WHAT THIS TASK INVOLVES:
Give the data again exactly as written, skipping any pictures.

Begin GIVEN MATERIAL

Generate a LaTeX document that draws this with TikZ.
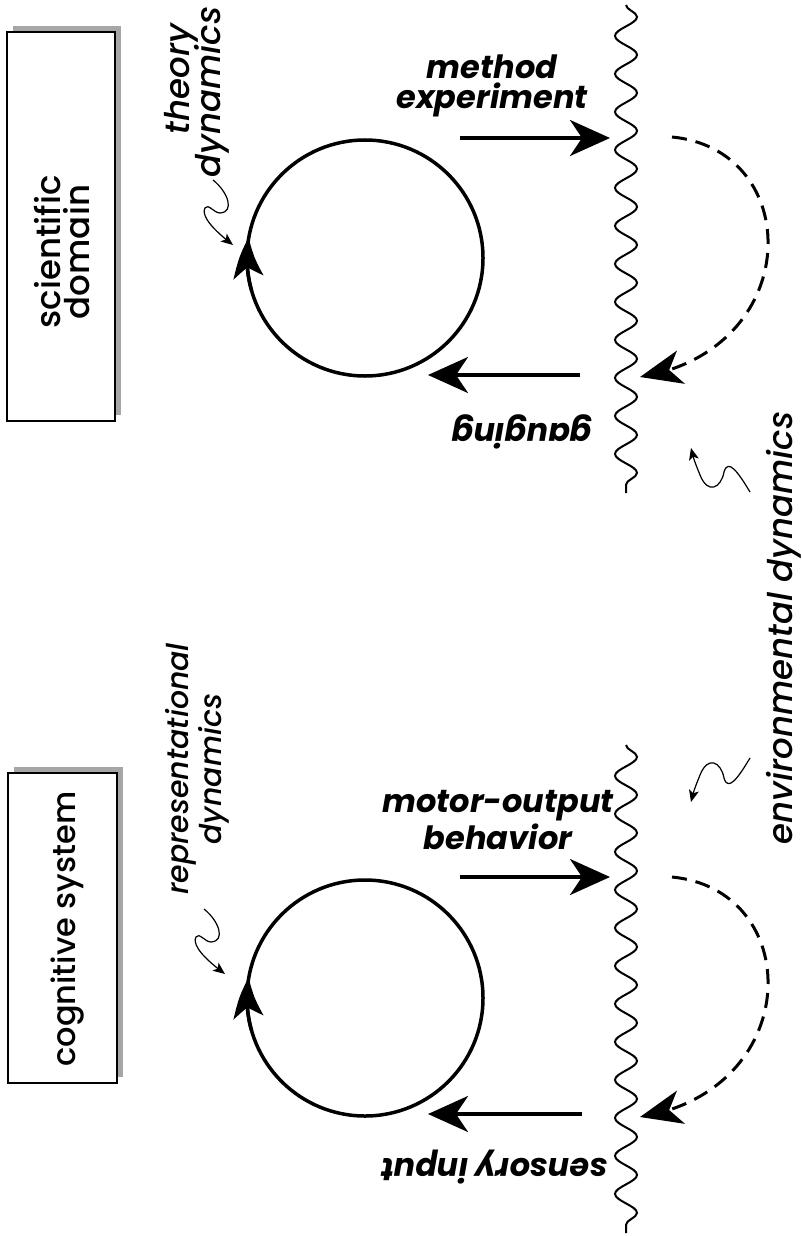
\documentclass[tikz,border=0pt]{standalone}
\usepackage{fontspec}
\setmainfont{Poppins}
\newfontfamily\dynfont{Poppins Medium Italic}
\newfontfamily\boxfont{Poppins Medium}
\usetikzlibrary{arrows.meta,decorations.pathmorphing,bending,shadows}
\begin{document}
\begin{tikzpicture}[x=0.5pt,y=0.5pt,
  boxlab/.style={font=\fontsize{17}{14.5}\boxfont, align=center, inner sep=0pt},
  dynlab/.style={font=\fontsize{15}{13}\dynfont, align=center, inner sep=0pt},
  biglab/.style={font=\fontsize{17}{14}\dynfont, align=center, inner sep=0pt},
  actlab/.style={font=\fontsize{16}{15}\selectfont\bfseries\itshape, align=center, inner sep=0pt},
  framebox/.style={draw, line width=0.7pt, fill=white, inner sep=0pt,
    drop shadow={shadow xshift=3pt, shadow yshift=3pt, fill=black!35, opacity=1}},
  loopc/.style={draw, circle, line width=1.75pt, inner sep=0pt, minimum size=118pt},
  bigarrow/.style={line width=1.75pt, -{Stealth[length=20pt,width=18pt,inset=6pt]}},
  looptip/.style={line width=1.75pt, -{Stealth[length=20pt,width=15pt,inset=5pt,bend]}},
  envarrow/.style={line width=1.5pt, dash pattern=on 7.5pt off 4.5pt, -{Stealth[length=21pt,width=17pt,inset=6pt]}},
  wavy/.style={line width=1pt, decorate, decoration={snake, segment length=19pt, amplitude=5.5pt}},
  pointer/.style={line width=0.6pt, -{Stealth[length=6pt,width=5pt,inset=1.5pt]}},
]
\useasboundingbox (0,0) rectangle (802,-1236);

% ---------------- top panel: scientific domain ----------------
\node[framebox, minimum width=54pt, minimum height=194.5pt] (box1) at (61,-226.5) {};
\node[boxlab, rotate=90] (t1) at (62,-252) {scientific\\domain};
\node[biglab, rotate=90] (d1a) at (181,-79) {theory};
\node[biglab, rotate=90] (d1b) at (212,-92) {dynamics};
\node[loopc] (c1) at (365,-258) {};
\draw[looptip] ([shift={(196:59pt)}]c1.center) arc[start angle=196, end angle=170, radius=59pt];

\coordinate (m1s) at (460,-138); \coordinate (m1e) at (610,-138);
\draw[bigarrow] (m1s) -- (m1e);
\node[actlab] (a1) at (492,-86) {method\\experiment};

\coordinate (g1s) at (580,-375); \coordinate (g1e) at (428,-375);
\draw[bigarrow] (g1s) -- (g1e);
\node[actlab, rotate=180] (gl) at (522,-432) {gauging};

\coordinate (w1t) at (626,-5); \coordinate (w1b) at (626,-493);
\draw[wavy] (w1t) -- (w1b);

\coordinate (e1s) at (672,-137); \coordinate (e1e) at (640,-377);
\draw[envarrow] (e1s) .. controls (805,-150) and (805,-350) .. (e1e);

\coordinate (p1s) at (213,-180); \coordinate (p1e) at (233,-245);
\draw[pointer] (p1s) .. controls (228,-192) and (235,-212) .. (220,-213)
  .. controls (214,-213) and (208,-203) .. (205,-208)
  .. controls (202,-214) and (207,-225) .. (p1e);

% ---------------- environment ----------------
\node[biglab, rotate=90] (el) at (784,-628) {environmental dynamics};
\coordinate (p3s) at (750,-492); \coordinate (p3e) at (691,-448);
\draw[pointer] (p3s) .. controls (738,-472) and (728,-458) .. (724,-472)
  .. controls (721,-488) and (708,-495) .. (700,-475)
  .. controls (696,-465) and (693,-458) .. (p3e);
\coordinate (p4s) at (750,-758); \coordinate (p4e) at (691,-802);
\draw[pointer] (p4s) .. controls (738,-778) and (728,-792) .. (724,-778)
  .. controls (721,-762) and (708,-755) .. (700,-775)
  .. controls (696,-785) and (693,-792) .. (p4e);

% ---------------- bottom panel: cognitive system ----------------
\node[framebox, minimum width=54.5pt, minimum height=155pt] (box2) at (62.5,-928) {};
\node[boxlab, rotate=90, font=\fontsize{16}{14}\boxfont] (t2) at (68,-929) {cognitive system};
\node[dynlab, rotate=90] (d2) at (197,-769) {representational\\dynamics};
\node[loopc] (c2) at (365,-998) {};
\draw[looptip] ([shift={(196:59pt)}]c2.center) arc[start angle=196, end angle=170, radius=59pt];

\coordinate (m2s) at (460,-877); \coordinate (m2e) at (610,-877);
\draw[bigarrow] (m2s) -- (m2e);
\node[actlab] (a2) at (498,-820) {motor-output\\behavior};

\coordinate (g2s) at (582,-1114); \coordinate (g2e) at (428,-1114);
\draw[bigarrow] (g2s) -- (g2e);
\node[actlab, rotate=180] (sl) at (494,-1167) {sensory input};

\coordinate (w2t) at (626,-745); \coordinate (w2b) at (626,-1233);
\draw[wavy] (w2t) -- (w2b);

\coordinate (e2s) at (672,-877); \coordinate (e2e) at (640,-1117);
\draw[envarrow] (e2s) .. controls (805,-890) and (805,-1090) .. (e2e);

\coordinate (p2s) at (204,-909); \coordinate (p2e) at (225,-974);
\draw[pointer] (p2s) .. controls (219,-921) and (226,-941) .. (211,-942)
  .. controls (205,-942) and (199,-932) .. (196,-937)
  .. controls (193,-943) and (198,-954) .. (p2e);
\end{tikzpicture}
\end{document}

End GIVEN MATERIAL

ANSWER BELOW:
Generate a LaTeX document that draws this with TikZ.
\documentclass[tikz,border=0pt]{standalone}
\usepackage{fontspec}
\setmainfont{Poppins}
\newfontfamily\dynfont{Poppins Medium Italic}
\newfontfamily\boxfont{Poppins Medium}
\usetikzlibrary{arrows.meta,decorations.pathmorphing,bending,shadows}
\begin{document}
\begin{tikzpicture}[x=0.5pt,y=0.5pt,
  boxlab/.style={font=\fontsize{17}{14.5}\boxfont, align=center, inner sep=0pt},
  dynlab/.style={font=\fontsize{15}{13}\dynfont, align=center, inner sep=0pt},
  biglab/.style={font=\fontsize{17}{14}\dynfont, align=center, inner sep=0pt},
  actlab/.style={font=\fontsize{16}{15}\selectfont\bfseries\itshape, align=center, inner sep=0pt},
  framebox/.style={draw, line width=0.7pt, fill=white, inner sep=0pt,
    drop shadow={shadow xshift=3pt, shadow yshift=3pt, fill=black!35, opacity=1}},
  loopc/.style={draw, circle, line width=1.75pt, inner sep=0pt, minimum size=118pt},
  bigarrow/.style={line width=1.75pt, -{Stealth[length=20pt,width=18pt,inset=6pt]}},
  looptip/.style={line width=1.75pt, -{Stealth[length=20pt,width=15pt,inset=5pt,bend]}},
  envarrow/.style={line width=1.5pt, dash pattern=on 7.5pt off 4.5pt, -{Stealth[length=21pt,width=17pt,inset=6pt]}},
  wavy/.style={line width=1pt, decorate, decoration={snake, segment length=19pt, amplitude=5.5pt}},
  pointer/.style={line width=0.6pt, -{Stealth[length=6pt,width=5pt,inset=1.5pt]}},
]
\useasboundingbox (0,0) rectangle (802,-1236);

% ---------------- top panel: scientific domain ----------------
\node[framebox, minimum width=54pt, minimum height=194.5pt] (box1) at (61,-226.5) {};
\node[boxlab, rotate=90] (t1) at (62,-252) {scientific\\domain};
\node[biglab, rotate=90] (d1a) at (181,-79) {theory};
\node[biglab, rotate=90] (d1b) at (212,-92) {dynamics};
\node[loopc] (c1) at (365,-258) {};
\draw[looptip] ([shift={(196:59pt)}]c1.center) arc[start angle=196, end angle=170, radius=59pt];

\coordinate (m1s) at (460,-138); \coordinate (m1e) at (610,-138);
\draw[bigarrow] (m1s) -- (m1e);
\node[actlab] (a1) at (492,-86) {method\\experiment};

\coordinate (g1s) at (580,-375); \coordinate (g1e) at (428,-375);
\draw[bigarrow] (g1s) -- (g1e);
\node[actlab, rotate=180] (gl) at (522,-432) {gauging};

\coordinate (w1t) at (626,-5); \coordinate (w1b) at (626,-493);
\draw[wavy] (w1t) -- (w1b);

\coordinate (e1s) at (672,-137); \coordinate (e1e) at (640,-377);
\draw[envarrow] (e1s) .. controls (805,-150) and (805,-350) .. (e1e);

\coordinate (p1s) at (213,-180); \coordinate (p1e) at (233,-245);
\draw[pointer] (p1s) .. controls (228,-192) and (235,-212) .. (220,-213)
  .. controls (214,-213) and (208,-203) .. (205,-208)
  .. controls (202,-214) and (207,-225) .. (p1e);

% ---------------- environment ----------------
\node[biglab, rotate=90] (el) at (784,-628) {environmental dynamics};
\coordinate (p3s) at (750,-492); \coordinate (p3e) at (691,-448);
\draw[pointer] (p3s) .. controls (738,-472) and (728,-458) .. (724,-472)
  .. controls (721,-488) and (708,-495) .. (700,-475)
  .. controls (696,-465) and (693,-458) .. (p3e);
\coordinate (p4s) at (750,-758); \coordinate (p4e) at (691,-802);
\draw[pointer] (p4s) .. controls (738,-778) and (728,-792) .. (724,-778)
  .. controls (721,-762) and (708,-755) .. (700,-775)
  .. controls (696,-785) and (693,-792) .. (p4e);

% ---------------- bottom panel: cognitive system ----------------
\node[framebox, minimum width=54.5pt, minimum height=155pt] (box2) at (62.5,-928) {};
\node[boxlab, rotate=90, font=\fontsize{16}{14}\boxfont] (t2) at (68,-929) {cognitive system};
\node[dynlab, rotate=90] (d2) at (197,-769) {representational\\dynamics};
\node[loopc] (c2) at (365,-998) {};
\draw[looptip] ([shift={(196:59pt)}]c2.center) arc[start angle=196, end angle=170, radius=59pt];

\coordinate (m2s) at (460,-877); \coordinate (m2e) at (610,-877);
\draw[bigarrow] (m2s) -- (m2e);
\node[actlab] (a2) at (498,-820) {motor-output\\behavior};

\coordinate (g2s) at (582,-1114); \coordinate (g2e) at (428,-1114);
\draw[bigarrow] (g2s) -- (g2e);
\node[actlab, rotate=180] (sl) at (494,-1167) {sensory input};

\coordinate (w2t) at (626,-745); \coordinate (w2b) at (626,-1233);
\draw[wavy] (w2t) -- (w2b);

\coordinate (e2s) at (672,-877); \coordinate (e2e) at (640,-1117);
\draw[envarrow] (e2s) .. controls (805,-890) and (805,-1090) .. (e2e);

\coordinate (p2s) at (204,-909); \coordinate (p2e) at (225,-974);
\draw[pointer] (p2s) .. controls (219,-921) and (226,-941) .. (211,-942)
  .. controls (205,-942) and (199,-932) .. (196,-937)
  .. controls (193,-943) and (198,-954) .. (p2e);
\end{tikzpicture}
\end{document}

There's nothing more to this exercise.